James Sullivan, investment director at Coram Asset Management, said the dollar strength trade had “largely played out”.

The manager said when he ran the funds at his former employer Miton, they had a strengthening dollar as their “dominant trade”, accounting for “greater than 50 per cent” of their assets.

“Now, in the Coram funds, we probably have single-digit exposure [through things like gold], which for us is an extremely modest position in dollar assets,” he said.

“The dollar remains the most robust currency and the least worst, but the value of that trade has largely played out and any further upside looks modest.”

Joe Le Jehan, a Schroders multi-manager, said his team’s move away from the dollar had been “quite aggressive” with another chunk of their exposure jettisoned in March.

The manager said the peak of their exposure to the dollar early last year – through both explicit currency holdings and funds with higher-than-average exposure to the currency – stood at 25 per cent but it was now “less than 10 per cent”. He added: “We also held some explicit long dollar/short euro exchange-traded funds which we have sold out of now.

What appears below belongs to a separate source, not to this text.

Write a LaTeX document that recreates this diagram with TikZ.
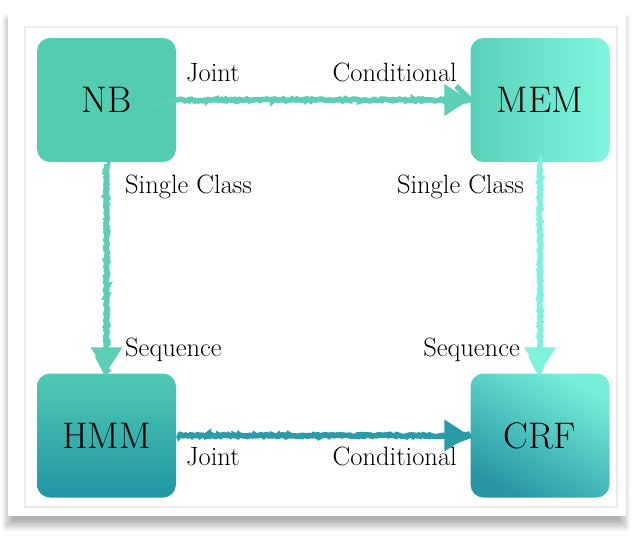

And we had a long dollar/short sterling position which we have also halved.”

The calls come shortly after David Bloom, chief currency strategist at HSBC – who forecast in 2013 that the dollar would rebound in the years after the financial crisis – turned bearish. In a recent note, he said: “Markets are so caught up in the price action, they are ignoring anything that suggests the move might end.

“The feeling in the market is that we are in the middle of a sustained dollar rally, whereas we would argue this is, in fact, the beginning of the end of the bull run.”

Ben Seager-Scott, director, investment strategy at Tilney Bestinvest, said it was “fair to say” the trade was “running out of steam” but was “reluctant” to call it the absolute top.

He added: “We typically don’t look to take aggressive currency calls, but we are conscious of which currencies we are exposed to, and the recent unorthodox monetary policies have meant developed market currency movements have been far greater drivers of asset returns than has been the case.”